Among the lines of these entries, how many hold the word "this"? State only the number.

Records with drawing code

┄┄┄┄┄┄┄┄┄┄┄┄┄┄┄┄┄┄┄┄

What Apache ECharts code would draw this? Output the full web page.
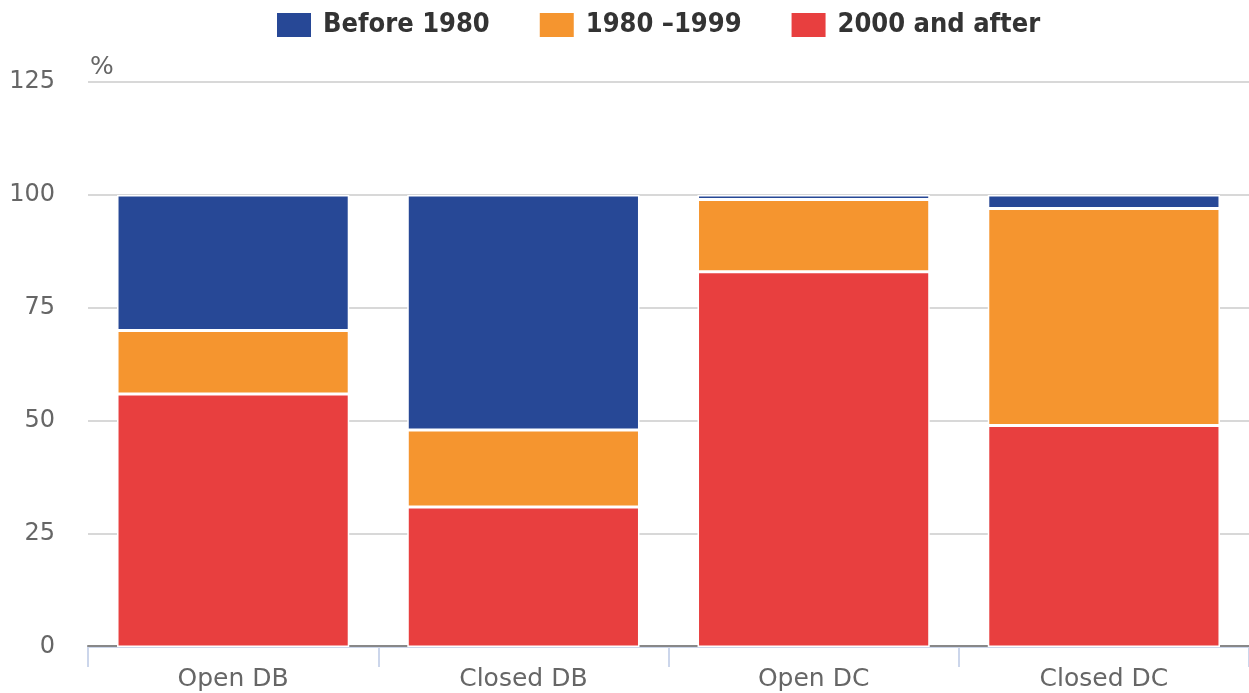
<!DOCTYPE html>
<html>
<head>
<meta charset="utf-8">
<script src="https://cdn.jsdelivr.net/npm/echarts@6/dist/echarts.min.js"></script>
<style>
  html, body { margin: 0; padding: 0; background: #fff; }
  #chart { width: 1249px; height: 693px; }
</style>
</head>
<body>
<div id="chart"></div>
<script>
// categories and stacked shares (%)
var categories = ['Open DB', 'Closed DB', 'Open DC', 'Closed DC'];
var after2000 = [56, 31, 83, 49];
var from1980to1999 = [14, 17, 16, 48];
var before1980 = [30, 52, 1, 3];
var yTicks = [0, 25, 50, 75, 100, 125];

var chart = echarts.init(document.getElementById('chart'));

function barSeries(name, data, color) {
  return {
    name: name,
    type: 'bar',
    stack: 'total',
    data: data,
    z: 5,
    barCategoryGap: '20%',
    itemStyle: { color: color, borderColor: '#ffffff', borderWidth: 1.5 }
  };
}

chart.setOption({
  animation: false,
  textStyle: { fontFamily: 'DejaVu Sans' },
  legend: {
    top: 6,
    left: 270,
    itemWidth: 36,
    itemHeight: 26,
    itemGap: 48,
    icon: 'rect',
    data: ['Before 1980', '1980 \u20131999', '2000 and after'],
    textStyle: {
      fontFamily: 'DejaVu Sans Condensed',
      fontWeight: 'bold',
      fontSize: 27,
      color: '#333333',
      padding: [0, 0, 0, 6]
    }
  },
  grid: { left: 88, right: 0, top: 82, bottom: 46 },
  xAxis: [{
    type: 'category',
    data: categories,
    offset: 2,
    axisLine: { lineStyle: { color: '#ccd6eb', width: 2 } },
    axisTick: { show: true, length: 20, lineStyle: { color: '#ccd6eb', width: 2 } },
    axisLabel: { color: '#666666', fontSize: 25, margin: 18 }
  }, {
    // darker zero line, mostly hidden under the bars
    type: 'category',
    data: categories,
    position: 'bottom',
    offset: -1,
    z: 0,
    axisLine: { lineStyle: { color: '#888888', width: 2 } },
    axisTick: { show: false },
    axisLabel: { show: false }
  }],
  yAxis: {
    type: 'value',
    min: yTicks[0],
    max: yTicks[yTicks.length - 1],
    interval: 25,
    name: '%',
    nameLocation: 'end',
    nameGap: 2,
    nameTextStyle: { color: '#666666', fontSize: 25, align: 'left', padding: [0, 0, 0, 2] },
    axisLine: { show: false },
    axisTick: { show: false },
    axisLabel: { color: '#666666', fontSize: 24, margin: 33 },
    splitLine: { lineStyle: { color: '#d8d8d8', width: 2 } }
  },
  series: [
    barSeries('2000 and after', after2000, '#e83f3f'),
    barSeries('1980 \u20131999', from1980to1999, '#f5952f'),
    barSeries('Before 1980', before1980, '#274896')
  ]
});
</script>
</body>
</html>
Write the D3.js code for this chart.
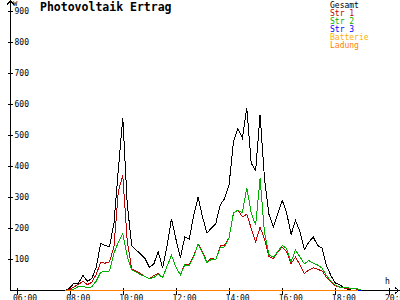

┄┄┄┄┄┄┄┄┄┄┄┄┄┄┄┄┄┄┄┄

Complete response:
2